Oil prices held steady on Wednesday as markets evaluated a ceasefire deal between Israel and Hezbollah while also anticipating Sunday's OPEC+ meeting, where the group could delay a planned increase in oil output.

Brent crude futures rose 32 cents, or 0.44%, to $73.13 a barrel by 0932 GMT and U.S. West Texas Intermediate crude was up 33 cents, or 0.48%, at $69.10.

Both benchmarks settled lower on Tuesday after Israel agreed to a ceasefire deal with Lebanon's Hezbollah.

The ceasefire between Israel and Iran-backed Hezbollah came into effect on Wednesday after both sides accepted the agreement brokered by the U.S. and France.

"Market participants are assessing whether the ceasefire will be observed," said Hiroyuki Kikukawa, president of NS Trading, part of Nissan Securities.

"We expect WTI to trade within the range of $65-$70 a barrel, factoring in weather conditions during the Northern Hemisphere's winter, a potential increase in shale oil and gas production under the incoming Donald Trump administration in the U.S. and demand trends in China."

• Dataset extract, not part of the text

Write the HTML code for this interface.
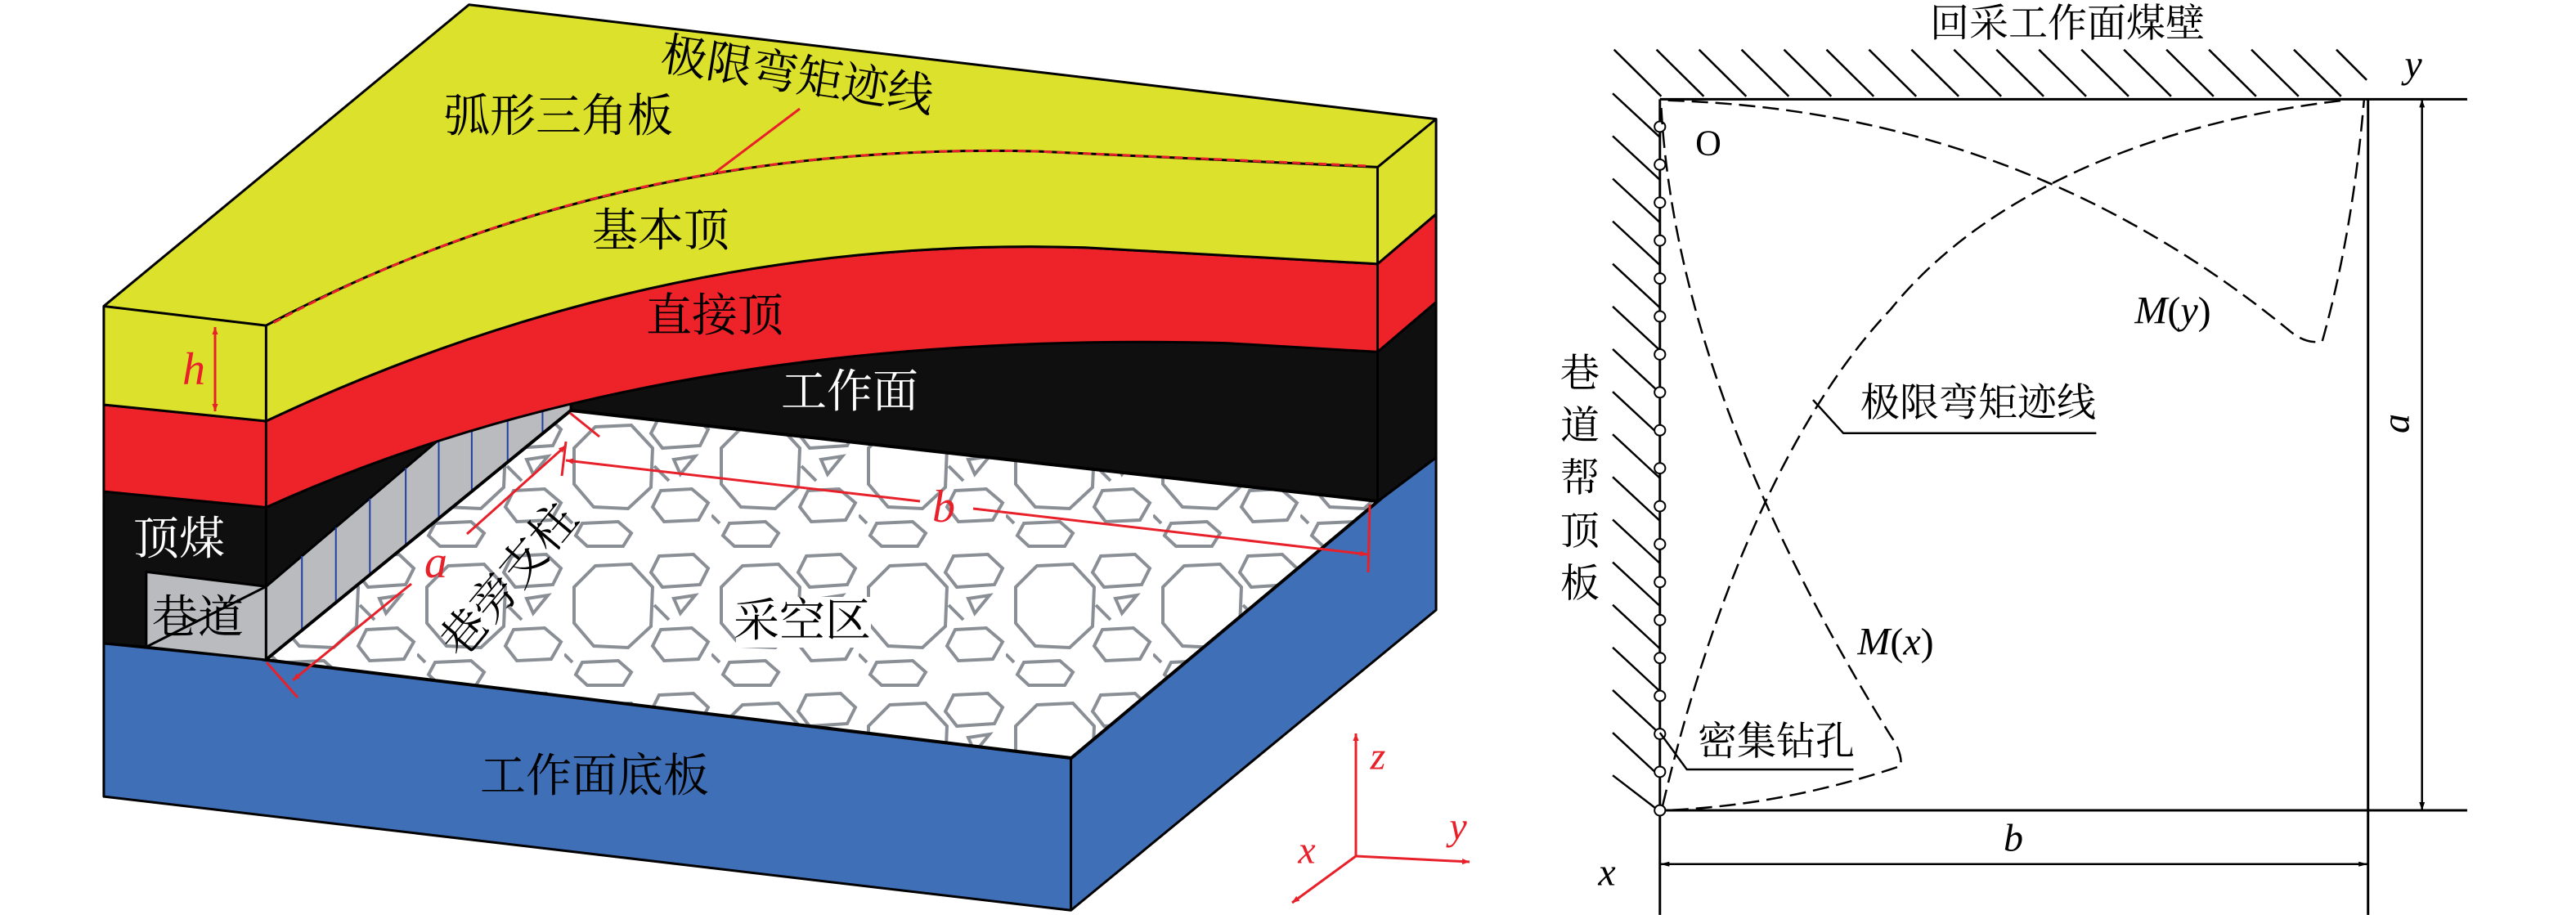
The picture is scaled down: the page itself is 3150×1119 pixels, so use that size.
<!DOCTYPE html>
<html><head><meta charset="utf-8"><style>
html,body{margin:0;padding:0;background:#fff}
svg{display:block}
text{font-family:"Liberation Serif","Noto Serif CJK SC",serif}
</style></head><body>
<svg width="3150" height="1119" viewBox="0 0 3150 1119" xmlns="http://www.w3.org/2000/svg">
<defs>
<pattern id="oct" x="330" y="500" width="180" height="170" patternUnits="userSpaceOnUse">
<g fill="none" stroke="#8a8f96" stroke-width="4">
<polygon points="38,22 82,20 108,48 106,96 78,122 36,120 12,92 12,48"/>
<polygon points="116,10 158,8 176,25 166,45 120,48 106,30"/>
<polygon points="118,100 156,98 176,115 164,136 122,138 108,120"/>
<polygon points="134,62 160,58 142,80"/>
<polygon points="22,140 66,138 82,152 72,168 28,168 14,155"/>
<polyline points="0,130 10,140"/>
<polyline points="110,70 128,88"/>
</g>
</pattern>
<marker id="ar" viewBox="0 0 10 10" refX="10" refY="5" markerWidth="9" markerHeight="9" orient="auto-start-reverse" markerUnits="userSpaceOnUse"><path d="M0,1 L10,5 L0,9 Z" fill="#e8202a"/></marker>
<marker id="ak" viewBox="0 0 10 10" refX="10" refY="5" markerWidth="22" markerHeight="14" orient="auto-start-reverse" markerUnits="userSpaceOnUse"><path d="M0,2 L10,5 L0,8 Z" fill="#000"/></marker>
</defs>

<g transform="scale(1.1538,0.7173)" stroke="#000" stroke-width="3" stroke-linejoin="round">
<polygon points="110,1097 282,1125 1135,1293 1460,855 1522,780 1522,1040 1135,1552 110,1358" fill="#3f6fb6" vector-effect="non-scaling-stroke"/>
<line x1="1135" y1="1293" x2="1135" y2="1552" vector-effect="non-scaling-stroke"/>
<path d="M110,838 L282,865 Q700,560 1300,585 L1460,600 L1522,515 L1522,780 L1460,855 L605,700 L282,1125 L282,1000 L155,975 L155,1103 L110,1097 Z" fill="#0f0f0f" vector-effect="non-scaling-stroke"/>
<polygon points="155,975 282,1000 282,1125 155,1103" fill="#b9bbbf" vector-effect="non-scaling-stroke"/>
<line x1="155" y1="1103" x2="282" y2="1000" vector-effect="non-scaling-stroke"/>
<path d="M282,1000 L505,695 Q555,665 605,655 L605,700 L282,1125 Z" fill="#b9bbbf" vector-effect="non-scaling-stroke"/>
<g stroke="#2340a0" stroke-width="2">
<line x1="320" y1="948" x2="320" y2="1076" vector-effect="non-scaling-stroke"/>
<line x1="356" y1="899" x2="356" y2="1028" vector-effect="non-scaling-stroke"/>
<line x1="392" y1="850" x2="392" y2="981" vector-effect="non-scaling-stroke"/>
<line x1="430" y1="798" x2="430" y2="931" vector-effect="non-scaling-stroke"/>
<line x1="465" y1="750" x2="465" y2="885" vector-effect="non-scaling-stroke"/>
<line x1="500" y1="702" x2="500" y2="838" vector-effect="non-scaling-stroke"/>
<line x1="538" y1="678" x2="538" y2="788" vector-effect="non-scaling-stroke"/>
<line x1="575" y1="662" x2="575" y2="740" vector-effect="non-scaling-stroke"/>
</g>
<line x1="282" y1="865" x2="282" y2="1000" vector-effect="non-scaling-stroke"/>
<line x1="1460" y1="600" x2="1460" y2="855" vector-effect="non-scaling-stroke"/>
<path d="M110,690 L282,718 Q700,400 1150,422 L1460,450 L1522,365 L1522,515 L1460,600 L1300,585 Q700,560 282,865 L110,838 Z" fill="#ee2229" vector-effect="non-scaling-stroke"/>
<line x1="282" y1="718" x2="282" y2="865" vector-effect="non-scaling-stroke"/>
<line x1="1460" y1="450" x2="1460" y2="600" vector-effect="non-scaling-stroke"/>
<path d="M110,522 L497,8 L1522,203 L1522,365 L1460,450 L1150,422 Q700,400 282,718 L110,690 Z" fill="#dce12c" vector-effect="non-scaling-stroke"/>
<path d="M110,522 L282,555 Q650,240 1100,258 L1460,285 L1522,203" fill="none" vector-effect="non-scaling-stroke"/>
<line x1="282" y1="555" x2="282" y2="718" vector-effect="non-scaling-stroke"/>
<line x1="1460" y1="285" x2="1460" y2="450" vector-effect="non-scaling-stroke"/>
<path d="M290,550 Q650,240 1100,258 L1450,283" fill="none" stroke="#e8202a" stroke-width="3" stroke-dasharray="10,6" vector-effect="non-scaling-stroke"/>
</g>

<polygon points="325,807 698,502 1685,613 1310,927" fill="#fff"/>
<polygon points="325,807 698,502 1685,613 1310,927" fill="url(#oct)" stroke="#000" stroke-width="4"/>
<rect x="900" y="730" width="165" height="62" fill="#fff"/>

<g stroke="#e8202a" stroke-width="3" fill="none">
<line x1="263" y1="400" x2="263" y2="503" marker-start="url(#ar)" marker-end="url(#ar)"/>
<line x1="503" y1="714" x2="358" y2="832" marker-end="url(#ar)"/>
<line x1="571" y1="653" x2="692" y2="545" marker-end="url(#ar)"/>
<line x1="326" y1="810" x2="364" y2="853"/>
<line x1="697" y1="505" x2="733" y2="534"/>
<line x1="692" y1="540" x2="687" y2="582"/>
<line x1="1125" y1="613" x2="692" y2="563" marker-end="url(#ar)"/>
<line x1="1190" y1="622" x2="1672" y2="678" marker-end="url(#ar)"/>
<line x1="1675" y1="617" x2="1673" y2="700"/>
<line x1="978" y1="133" x2="873" y2="212"/>
<line x1="1658" y1="1047" x2="1658" y2="897" marker-end="url(#ar)"/>
<line x1="1658" y1="1047" x2="1797" y2="1054" marker-end="url(#ar)"/>
<line x1="1658" y1="1047" x2="1580" y2="1104" marker-end="url(#ar)"/>
</g>

<g font-size="56" text-anchor="middle" dominant-baseline="central">
<text x="975" y="93" transform="rotate(9 975 93)">极限弯矩迹线</text>
<text x="683" y="143">弧形三角板</text>
<text x="808" y="283">基本顶</text>
<text x="874" y="387">直接顶</text>
<text x="1039" y="480" fill="#fff">工作面</text>
<text x="219" y="660" fill="#fff">顶煤</text>
<text x="242" y="756">巷道</text>
<text x="623" y="710" transform="rotate(-50 623 710)">巷旁支柱</text>
<text x="981" y="760">采空区</text>
<text x="727" y="950">工作面底板</text>
<g font-style="italic" fill="#e8202a">
<text x="237" y="452">h</text>
<text x="533" y="688">a</text>
<text x="1154" y="620">b</text>
<text x="1685" y="925" font-size="48">z</text>
<text x="1783" y="1011" font-size="48">y</text>
<text x="1598" y="1040" font-size="48">x</text>
</g>
</g>

<g transform="translate(1850,0) scale(0.8247,0.714)" stroke="#000" fill="none">
<g stroke-width="3">
<line x1="218" y1="170" x2="218" y2="1567" vector-effect="non-scaling-stroke"/>
<line x1="218" y1="170" x2="1415" y2="170" vector-effect="non-scaling-stroke"/>
<line x1="218" y1="1388" x2="1415" y2="1388" vector-effect="non-scaling-stroke"/>
<line x1="1268" y1="170" x2="1268" y2="1567" vector-effect="non-scaling-stroke"/>
</g>
<g stroke-width="2.5">
<path vector-effect="non-scaling-stroke" d="M150,85 l70,80 M213,85 l70,80 M276,85 l70,80 M339,85 l70,80 M402,85 l70,80 M465,85 l70,80 M528,85 l70,80 M591,85 l70,80 M654,85 l70,80 M717,85 l70,80 M780,85 l70,80 M843,85 l70,80 M906,85 l70,80 M969,85 l70,80 M1032,85 l70,80 M1095,85 l70,80 M1158,85 l70,80 M1221,85 l45,52"/>
<path vector-effect="non-scaling-stroke" d="M148,160 l70,75 M148,233 l70,75 M148,306 l70,75 M148,379 l70,75 M148,452 l70,75 M148,525 l70,75 M148,598 l70,75 M148,671 l70,75 M148,744 l70,75 M148,817 l70,75 M148,890 l70,75 M148,963 l70,75 M148,1036 l70,75 M148,1109 l70,75 M148,1182 l70,75 M148,1255 l70,75 M148,1328 l70,62"/>
</g>
<g stroke-width="2" fill="#fff">
<ellipse cx="218" cy="217" rx="8" ry="9" vector-effect="non-scaling-stroke"/>
<ellipse cx="218" cy="282" rx="8" ry="9" vector-effect="non-scaling-stroke"/>
<ellipse cx="218" cy="347" rx="8" ry="9" vector-effect="non-scaling-stroke"/>
<ellipse cx="218" cy="412" rx="8" ry="9" vector-effect="non-scaling-stroke"/>
<ellipse cx="218" cy="477" rx="8" ry="9" vector-effect="non-scaling-stroke"/>
<ellipse cx="218" cy="542" rx="8" ry="9" vector-effect="non-scaling-stroke"/>
<ellipse cx="218" cy="607" rx="8" ry="9" vector-effect="non-scaling-stroke"/>
<ellipse cx="218" cy="672" rx="8" ry="9" vector-effect="non-scaling-stroke"/>
<ellipse cx="218" cy="737" rx="8" ry="9" vector-effect="non-scaling-stroke"/>
<ellipse cx="218" cy="802" rx="8" ry="9" vector-effect="non-scaling-stroke"/>
<ellipse cx="218" cy="867" rx="8" ry="9" vector-effect="non-scaling-stroke"/>
<ellipse cx="218" cy="932" rx="8" ry="9" vector-effect="non-scaling-stroke"/>
<ellipse cx="218" cy="997" rx="8" ry="9" vector-effect="non-scaling-stroke"/>
<ellipse cx="218" cy="1062" rx="8" ry="9" vector-effect="non-scaling-stroke"/>
<ellipse cx="218" cy="1127" rx="8" ry="9" vector-effect="non-scaling-stroke"/>
<ellipse cx="218" cy="1192" rx="8" ry="9" vector-effect="non-scaling-stroke"/>
<ellipse cx="218" cy="1257" rx="8" ry="9" vector-effect="non-scaling-stroke"/>
<ellipse cx="218" cy="1322" rx="8" ry="9" vector-effect="non-scaling-stroke"/>
<ellipse cx="218" cy="1388" rx="8" ry="9" vector-effect="non-scaling-stroke"/>
</g>
<g stroke-width="2.5" stroke-dasharray="20,9">
<path vector-effect="non-scaling-stroke" d="M230,172 C600,185 900,330 1150,565 Q1175,590 1200,585 Q1245,400 1262,172"/>
<path vector-effect="non-scaling-stroke" d="M222,1380 C300,1000 420,700 560,530 C700,330 950,210 1230,172"/>
<path vector-effect="non-scaling-stroke" d="M220,185 C240,600 420,1000 560,1260 Q578,1290 575,1312 Q400,1380 225,1388"/>
</g>
<g stroke-width="2.5">
<path vector-effect="non-scaling-stroke" d="M445,685 L490,742 L865,742"/>
<path vector-effect="non-scaling-stroke" d="M218,1255 L258,1318 L505,1318"/>
<line x1="1348" y1="170" x2="1348" y2="1388" marker-start="url(#ak)" marker-end="url(#ak)" vector-effect="non-scaling-stroke"/>
<line x1="218" y1="1480" x2="1268" y2="1480" marker-start="url(#ak)" marker-end="url(#ak)" vector-effect="non-scaling-stroke"/>
</g>
</g>

<g font-size="48" text-anchor="middle" dominant-baseline="central">
<text x="2528" y="29">回采工作面煤壁</text>
<text x="2089" y="175" font-family="Liberation Sans, sans-serif" font-size="44">O</text>
<text x="2657" y="380" font-style="italic">M<tspan font-style="normal">(</tspan>y<tspan font-style="normal">)</tspan></text>
<text x="2419" y="493">极限弯矩迹线</text>
<text x="2318" y="785" font-style="italic">M<tspan font-style="normal">(</tspan>x<tspan font-style="normal">)</tspan></text>
<text x="2172" y="907">密集钻孔</text>
<text x="2930" y="518" font-style="italic" transform="rotate(-90 2930 518)">a</text>
<text x="2462" y="1025" font-style="italic">b</text>
<text x="1965" y="1067" font-style="italic">x</text>
<text x="2951" y="79" font-style="italic">y</text>
<text x="1932" y="457">巷</text>
<text x="1932" y="521">道</text>
<text x="1932" y="585">帮</text>
<text x="1932" y="650">顶</text>
<text x="1932" y="714">板</text>
</g>
</svg>
</body></html>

Heads of commodities research at Goldman Sachs and Morgan Stanley said that oil prices are undervalued, citing a market deficit and risk to Iranian supply from possible sanctions under U.S. President-elect Trump.

Sources from the OPEC+ group comprising the Organization of the Petroleum Exporting Countries and allies led by Russia have said the producer group is discussing a further delay to the oil output increase set for January.

The group, which produces about half the world's oil, had aimed to gradually ease production cuts through 2024 and 2025, but weaker global demand and rising output outside OPEC+ have cast doubt on that plan. The decision will be made at the Dec.1 meeting.

"The calmness seen in the price action and lack of trending conditions suggests oil traders see the OPEC+ meeting as a lower volatility affair, with the group likely to swing to an almost unanimous call to hold off from unwinding its 2.2 million barrels a day voluntary cuts until Q1 2025," said Chris Weston, head of research at Pepperstone.

In America, Trump said that he would impose a 25% tariff on all products coming into the U.S. from Mexico and Canada. Crude oil would not be exempt from the trade penalties, sources told Reuters on Tuesday.

Meanwhile, U.S. crude oil stocks fell and fuel inventories rose last week, market sources said on Tuesday, citing API figures.

Crude stocks fell by 5.94 million barrels in the week ended Nov. 22, exceeding analyst expectations of a drop of about 600,000 barrels.